Code that draws figures:
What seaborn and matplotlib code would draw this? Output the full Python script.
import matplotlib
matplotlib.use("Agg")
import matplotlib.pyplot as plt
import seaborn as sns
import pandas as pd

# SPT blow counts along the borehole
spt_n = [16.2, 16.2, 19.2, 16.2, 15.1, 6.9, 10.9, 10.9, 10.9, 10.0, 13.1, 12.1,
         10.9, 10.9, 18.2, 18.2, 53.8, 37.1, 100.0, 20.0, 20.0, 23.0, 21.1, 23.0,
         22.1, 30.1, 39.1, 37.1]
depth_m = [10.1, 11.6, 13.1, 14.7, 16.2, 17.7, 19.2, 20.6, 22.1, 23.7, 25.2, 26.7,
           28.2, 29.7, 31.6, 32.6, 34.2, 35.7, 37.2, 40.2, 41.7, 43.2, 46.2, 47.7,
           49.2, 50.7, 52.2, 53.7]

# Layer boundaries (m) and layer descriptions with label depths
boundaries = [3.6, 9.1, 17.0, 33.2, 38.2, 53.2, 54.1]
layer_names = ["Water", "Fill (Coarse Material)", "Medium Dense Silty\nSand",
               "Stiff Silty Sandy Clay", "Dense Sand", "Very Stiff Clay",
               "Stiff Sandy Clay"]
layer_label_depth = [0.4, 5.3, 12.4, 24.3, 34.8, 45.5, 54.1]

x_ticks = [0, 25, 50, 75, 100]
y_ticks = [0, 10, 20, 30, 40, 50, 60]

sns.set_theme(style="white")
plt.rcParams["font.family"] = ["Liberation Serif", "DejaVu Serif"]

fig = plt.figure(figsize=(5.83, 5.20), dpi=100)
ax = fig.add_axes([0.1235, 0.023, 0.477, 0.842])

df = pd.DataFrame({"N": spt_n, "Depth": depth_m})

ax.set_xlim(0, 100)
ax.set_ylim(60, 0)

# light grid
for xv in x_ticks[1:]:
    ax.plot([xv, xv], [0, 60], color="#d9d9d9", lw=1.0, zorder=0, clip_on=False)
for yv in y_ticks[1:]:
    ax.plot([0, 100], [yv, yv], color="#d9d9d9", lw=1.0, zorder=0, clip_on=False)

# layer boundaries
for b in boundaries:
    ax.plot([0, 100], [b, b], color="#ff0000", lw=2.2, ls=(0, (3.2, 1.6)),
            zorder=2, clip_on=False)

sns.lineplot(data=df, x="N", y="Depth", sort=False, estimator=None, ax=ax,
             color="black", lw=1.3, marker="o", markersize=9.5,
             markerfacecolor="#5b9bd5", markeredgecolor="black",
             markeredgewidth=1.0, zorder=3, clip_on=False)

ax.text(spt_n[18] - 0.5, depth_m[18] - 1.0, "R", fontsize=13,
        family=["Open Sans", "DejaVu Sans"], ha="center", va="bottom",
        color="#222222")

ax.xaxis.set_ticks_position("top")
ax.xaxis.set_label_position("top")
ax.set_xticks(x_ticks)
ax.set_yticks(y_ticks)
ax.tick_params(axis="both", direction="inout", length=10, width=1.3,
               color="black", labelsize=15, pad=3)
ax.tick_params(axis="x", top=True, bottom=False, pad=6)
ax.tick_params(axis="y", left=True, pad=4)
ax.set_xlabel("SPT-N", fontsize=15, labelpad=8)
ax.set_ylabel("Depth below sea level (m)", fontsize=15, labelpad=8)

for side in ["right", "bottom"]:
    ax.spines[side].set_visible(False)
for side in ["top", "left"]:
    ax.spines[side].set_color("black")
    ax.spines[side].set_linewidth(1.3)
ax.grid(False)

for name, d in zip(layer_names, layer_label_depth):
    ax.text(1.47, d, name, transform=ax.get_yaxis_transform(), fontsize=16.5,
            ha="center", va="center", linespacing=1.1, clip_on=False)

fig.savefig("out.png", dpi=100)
==
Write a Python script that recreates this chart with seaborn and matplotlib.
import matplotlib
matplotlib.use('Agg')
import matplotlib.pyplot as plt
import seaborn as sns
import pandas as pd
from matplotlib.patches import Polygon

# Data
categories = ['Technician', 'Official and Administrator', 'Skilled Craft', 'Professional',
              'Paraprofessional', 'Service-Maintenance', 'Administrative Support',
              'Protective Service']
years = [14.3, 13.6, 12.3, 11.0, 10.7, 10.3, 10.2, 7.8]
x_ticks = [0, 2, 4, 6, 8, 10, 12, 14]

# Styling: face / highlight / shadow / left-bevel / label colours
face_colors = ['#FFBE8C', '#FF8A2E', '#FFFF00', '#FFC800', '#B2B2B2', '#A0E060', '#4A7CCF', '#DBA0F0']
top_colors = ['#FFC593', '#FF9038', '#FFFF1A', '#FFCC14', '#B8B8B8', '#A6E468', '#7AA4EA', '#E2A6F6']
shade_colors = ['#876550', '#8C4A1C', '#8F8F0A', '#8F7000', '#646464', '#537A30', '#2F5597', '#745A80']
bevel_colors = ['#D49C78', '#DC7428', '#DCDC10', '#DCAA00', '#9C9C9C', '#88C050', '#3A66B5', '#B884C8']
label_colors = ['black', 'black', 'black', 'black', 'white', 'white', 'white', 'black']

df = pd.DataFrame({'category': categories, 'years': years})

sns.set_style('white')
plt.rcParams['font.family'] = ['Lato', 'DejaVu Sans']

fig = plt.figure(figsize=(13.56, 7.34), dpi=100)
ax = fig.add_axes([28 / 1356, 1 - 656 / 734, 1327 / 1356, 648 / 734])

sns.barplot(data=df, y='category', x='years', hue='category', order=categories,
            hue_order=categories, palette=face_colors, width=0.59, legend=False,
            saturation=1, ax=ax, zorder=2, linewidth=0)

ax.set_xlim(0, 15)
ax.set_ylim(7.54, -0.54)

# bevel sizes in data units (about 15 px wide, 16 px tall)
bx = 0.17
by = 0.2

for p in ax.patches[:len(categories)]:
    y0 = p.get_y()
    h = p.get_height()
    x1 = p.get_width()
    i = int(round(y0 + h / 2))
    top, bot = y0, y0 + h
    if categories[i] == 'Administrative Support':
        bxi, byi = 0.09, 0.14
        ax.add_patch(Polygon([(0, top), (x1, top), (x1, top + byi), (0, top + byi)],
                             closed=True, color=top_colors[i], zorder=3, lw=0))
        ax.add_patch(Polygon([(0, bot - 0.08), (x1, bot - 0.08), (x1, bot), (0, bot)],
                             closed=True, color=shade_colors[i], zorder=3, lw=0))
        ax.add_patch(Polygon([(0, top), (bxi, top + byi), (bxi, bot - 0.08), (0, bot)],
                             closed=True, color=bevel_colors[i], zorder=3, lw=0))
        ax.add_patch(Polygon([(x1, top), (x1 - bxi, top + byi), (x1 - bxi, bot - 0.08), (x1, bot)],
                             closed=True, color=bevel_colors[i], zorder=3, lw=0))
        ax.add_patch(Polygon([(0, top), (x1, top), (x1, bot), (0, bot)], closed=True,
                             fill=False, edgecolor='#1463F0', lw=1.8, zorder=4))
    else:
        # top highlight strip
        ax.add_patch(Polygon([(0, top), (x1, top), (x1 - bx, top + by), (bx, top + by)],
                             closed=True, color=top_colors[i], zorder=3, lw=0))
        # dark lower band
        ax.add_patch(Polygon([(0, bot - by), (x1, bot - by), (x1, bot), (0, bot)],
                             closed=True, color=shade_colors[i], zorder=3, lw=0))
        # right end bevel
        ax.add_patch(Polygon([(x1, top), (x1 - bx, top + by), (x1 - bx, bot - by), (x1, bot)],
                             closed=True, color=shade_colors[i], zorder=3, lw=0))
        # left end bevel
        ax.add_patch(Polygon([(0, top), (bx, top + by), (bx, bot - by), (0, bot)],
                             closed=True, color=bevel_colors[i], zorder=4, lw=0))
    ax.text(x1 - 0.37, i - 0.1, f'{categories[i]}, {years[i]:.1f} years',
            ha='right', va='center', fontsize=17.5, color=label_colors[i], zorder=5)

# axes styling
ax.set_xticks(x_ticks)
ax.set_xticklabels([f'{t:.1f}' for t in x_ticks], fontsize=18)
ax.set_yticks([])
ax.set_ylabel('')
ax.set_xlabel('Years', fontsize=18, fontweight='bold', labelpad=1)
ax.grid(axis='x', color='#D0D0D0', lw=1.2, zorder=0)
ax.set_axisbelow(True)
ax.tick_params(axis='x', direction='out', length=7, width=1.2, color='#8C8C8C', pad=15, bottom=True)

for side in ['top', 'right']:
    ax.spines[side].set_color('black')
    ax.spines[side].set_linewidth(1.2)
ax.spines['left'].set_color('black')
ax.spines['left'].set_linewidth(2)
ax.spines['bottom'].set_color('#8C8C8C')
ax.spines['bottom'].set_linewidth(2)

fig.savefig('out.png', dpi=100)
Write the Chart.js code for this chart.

• **THE EXERCISE**:
Print only the run of lines that begins with the line containing "Write a Python" and ends with the line containing "x_ticks = [0, 2, 4, 6, 8, 10, 12, 14]", both included, exactly as they read.

• **SOLVED EXERCISE**:
Write a Python script that recreates this chart with seaborn and matplotlib.
import matplotlib
matplotlib.use('Agg')
import matplotlib.pyplot as plt
import seaborn as sns
import pandas as pd
from matplotlib.patches import Polygon

# Data
categories = ['Technician', 'Official and Administrator', 'Skilled Craft', 'Professional',
              'Paraprofessional', 'Service-Maintenance', 'Administrative Support',
              'Protective Service']
years = [14.3, 13.6, 12.3, 11.0, 10.7, 10.3, 10.2, 7.8]
x_ticks = [0, 2, 4, 6, 8, 10, 12, 14]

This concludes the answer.